His chance appeared to have gone after he duffed his pitch into the Valley of Sin but against the odds, Rocca knocked his ball up the steep slope from 65 feet and into the hole before sinking to his knees in sheer jubilation as the crowd roared. Simply magic.
2000 - Flawless Woods puts on a show
The Open returned to St Andrews for the Millennium year and the Old Course was treated to perhaps the most complete performance ever seen around its famous links.
Having already won the US Open at Pebble Beach by 15 strokes earlier in the year, Tiger Woods produced an equally dominant display to clinch the first of his three Claret Jugs.
Woods was in complete control from start to finish, never finding a bunker across the four rounds, while he only made three bogeys - and they all came at the weekend when he was out of sight.
His 19-under-par tally was a record for any major at the time and his total of 269 was a record for The Open at St Andrews as he completed the career Grand Slam in style.
Woods was victorious again at St Andrews five years later, winning by five shots from Colin Montgomerie, and has repeatedly called the venue his “favourite course in the world”.
2005 - Nicklaus bids farewell in style
Woods may have lifted the Claret Jug again at The 134th Open but even his brilliance could not upstage the legendary Jack Nicklaus as he made his final major appearance.

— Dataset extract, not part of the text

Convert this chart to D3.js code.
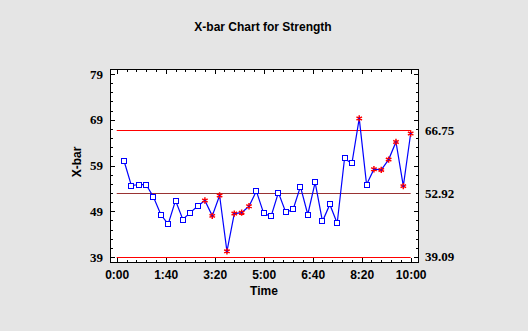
<!DOCTYPE html>
<html>
<head>
<meta charset="utf-8">
<script src="https://cdn.jsdelivr.net/npm/d3@7"></script>
<style>
  html, body { margin: 0; padding: 0; background: #e5e5e5; }
  svg { display: block; }
</style>
</head>
<body>
<svg id="chart" width="528" height="331"></svg>
<script>
// ---- data ----
const chartTitle = "X-bar Chart for Strength";
const xLabel = "Time";
const yLabel = "X-bar";
const sampleTimes = [15, 30, 45, 60, 75, 90, 105, 120, 135, 150,
                     165, 180, 195, 210, 225, 240, 255, 270, 285, 300,
                     315, 330, 345, 360, 375, 390, 405, 420, 435, 450,
                     465, 480, 495, 510, 525, 540, 555, 570, 585, 600];
const xbarValues = [60.0, 54.6, 54.85, 54.85, 52.1, 48.3, 46.2, 51.35, 47.2, 48.7,
                    50.1, 51.35, 48.0, 52.45, 40.25, 48.5, 48.7, 50.1, 53.4, 48.55,
                    47.9, 53.1, 48.8, 49.4, 54.4, 48.3, 55.3, 46.8, 50.5, 46.4,
                    60.55, 59.45, 69.3, 54.85, 58.2, 58.05, 60.3, 64.15, 54.5, 66.0];
const flagged = [0,0,0,0,0,0,0,0,0,0,
                 0,1,1,1,1,1,1,1,0,0,
                 0,0,0,0,0,0,0,0,0,0,
                 0,0,1,0,1,1,1,1,1,1];
const limitValues = [66.75, 52.92, 39.09];      // UCL, CL, LCL
const limitLabels = ["66.75", "52.92", "39.09"];
const limitSpan = [0, 600];
const xTicks = [0, 100, 200, 300, 400, 500, 600];
const xMinorTicks = [20, 40, 60, 80, 120, 140, 160, 180, 220, 240, 260, 280,
                     320, 340, 360, 380, 420, 440, 460, 480, 520, 540, 560, 580];
const yTicks = [39, 49, 59, 69, 79];
const yMinorTicks = [41, 43, 45, 47, 51, 53, 55, 57, 61, 63, 65, 67, 71, 73, 75, 77];

// ---- layout ----
const svg = d3.select("#chart");
const L = 110, R = 419, T = 69, B = 263;

const x = d3.scaleLinear().domain([-13.7, 617]).range([L, R]);
const y = d3.scaleLinear().domain([37.7, 80.1]).range([B, T]);

const fmtTime = d => Math.floor(d / 60) + ":" + String(d % 60).padStart(2, "0");

// plot background
svg.append("rect").attr("x", L).attr("y", T).attr("width", R - L).attr("height", B - T)
  .attr("fill", "#ffffff");

// title
svg.append("text").attr("x", 263).attr("y", 31).attr("text-anchor", "middle")
  .style("font", "bold 12px 'Liberation Sans', Arial, sans-serif").attr("fill", "#000")
  .text(chartTitle);

function styleAxis(g) {
  g.select(".domain").remove();
  g.selectAll("line").attr("stroke", "#000").attr("shape-rendering", "crispEdges");
}

// bottom axis
svg.append("g").attr("transform", `translate(0,${B})`)
  .call(d3.axisBottom(x).tickValues(xTicks).tickSize(-5).tickPadding(7).tickFormat(fmtTime))
  .call(styleAxis)
  .call(g => g.selectAll("text").attr("fill", "#000")
    .style("font", "bold 12px 'Liberation Sans', Arial, sans-serif"));
svg.append("g").attr("transform", `translate(0,${B})`)
  .call(d3.axisBottom(x).tickValues(xMinorTicks).tickSize(-3).tickFormat(""))
  .call(styleAxis);
// top axis
svg.append("g").attr("transform", `translate(0,${T})`)
  .call(d3.axisTop(x).tickValues(xTicks).tickSize(-5).tickFormat(""))
  .call(styleAxis);
svg.append("g").attr("transform", `translate(0,${T})`)
  .call(d3.axisTop(x).tickValues(xMinorTicks).tickSize(-3).tickFormat(""))
  .call(styleAxis);
// left axis
svg.append("g").attr("transform", `translate(${L},0)`)
  .call(d3.axisLeft(y).tickValues(yTicks).tickSize(-5).tickPadding(7))
  .call(styleAxis)
  .call(g => g.selectAll("text").attr("fill", "#000")
    .style("font", "bold 13px 'Liberation Serif', 'Times New Roman', serif"));
svg.append("g").attr("transform", `translate(${L},0)`)
  .call(d3.axisLeft(y).tickValues(yMinorTicks).tickSize(-3).tickFormat(""))
  .call(styleAxis);
// right axis
svg.append("g").attr("transform", `translate(${R},0)`)
  .call(d3.axisRight(y).tickValues(yTicks).tickSize(-5).tickFormat(""))
  .call(styleAxis);
svg.append("g").attr("transform", `translate(${R},0)`)
  .call(d3.axisRight(y).tickValues(yMinorTicks).tickSize(-3).tickFormat(""))
  .call(styleAxis);

// frame
svg.append("rect").attr("x", L + 0.5).attr("y", T + 0.5).attr("width", R - L - 1).attr("height", B - T - 1)
  .attr("fill", "none").attr("stroke", "#000").attr("stroke-width", 1);

// axis titles
svg.append("text").attr("x", 264).attr("y", 295).attr("text-anchor", "middle")
  .style("font", "bold 12px 'Liberation Sans', Arial, sans-serif").attr("fill", "#000")
  .text(xLabel);
svg.append("text").attr("transform", "translate(81,162) rotate(-90)").attr("text-anchor", "middle")
  .style("font", "bold 12px 'Liberation Sans', Arial, sans-serif").attr("fill", "#000")
  .text(yLabel);

// control limit lines
const limitColors = ["#ff0000", "#993333", "#ff0000"];
limitValues.forEach((v, i) => {
  const yy = Math.round(y(v)) + 0.5;
  svg.append("line").attr("x1", x(limitSpan[0])).attr("x2", x(limitSpan[1]))
    .attr("y1", yy).attr("y2", yy)
    .attr("stroke", limitColors[i]).attr("stroke-width", 1);
  svg.append("text").attr("x", 425).attr("y", y(v)).attr("dy", "0.35em")
    .style("font", "bold 13px 'Liberation Serif', 'Times New Roman', serif").attr("fill", "#000")
    .text(limitLabels[i]);
});

// data line
const pts = sampleTimes.map((t, i) => ({ t, v: xbarValues[i], f: flagged[i] }));
svg.append("path").datum(pts)
  .attr("d", d3.line().x(d => x(d.t)).y(d => y(d.v)))
  .attr("fill", "none").attr("stroke", "#0000ff").attr("stroke-width", 1.2);

// markers
svg.selectAll("rect.pt").data(pts.filter(d => !d.f)).join("rect").attr("class", "pt")
  .attr("x", d => Math.round(x(d.t)) - 2.5).attr("y", d => Math.round(y(d.v)) - 2.5)
  .attr("width", 5).attr("height", 5)
  .attr("fill", "#fff").attr("stroke", "#0000ff").attr("stroke-width", 1);

svg.selectAll("path.star").data(pts.filter(d => d.f)).join("path").attr("class", "star")
  .attr("transform", d => `translate(${x(d.t)},${y(d.v)})`)
  .attr("d", d3.symbol(d3.symbolAsterisk, 28))
  .attr("fill", "none").attr("stroke", "#ff0000").attr("stroke-width", 1.5);
svg.selectAll("circle.starc").data(pts.filter(d => d.f)).join("circle").attr("class", "starc")
  .attr("cx", d => x(d.t)).attr("cy", d => y(d.v)).attr("r", 0.8).attr("fill", "#0000ff");
</script>
</body>
</html>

The three-time Champion Golfer of the Year called time on his storied relationship with The Open at the age of 65 at the home of golf in a farewell that could not have been more fitting.
Rapturous applause and cheers echoed around the famous venue as spectators showed their love for the Golden Bear, greeting every shot with louder and louder roars of approval.
After nailing his drive down the final fairway, Nicklaus waved goodbye one final time as he stepped on the Swilcan Bridge - joined by playing partner and fellow Open legend Tom Watson.
And although he missed the cut, Nicklaus finished with a memorable 15-foot birdie putt on the 18th hole to shoot a magnificent even-par 72 in his final competitive round.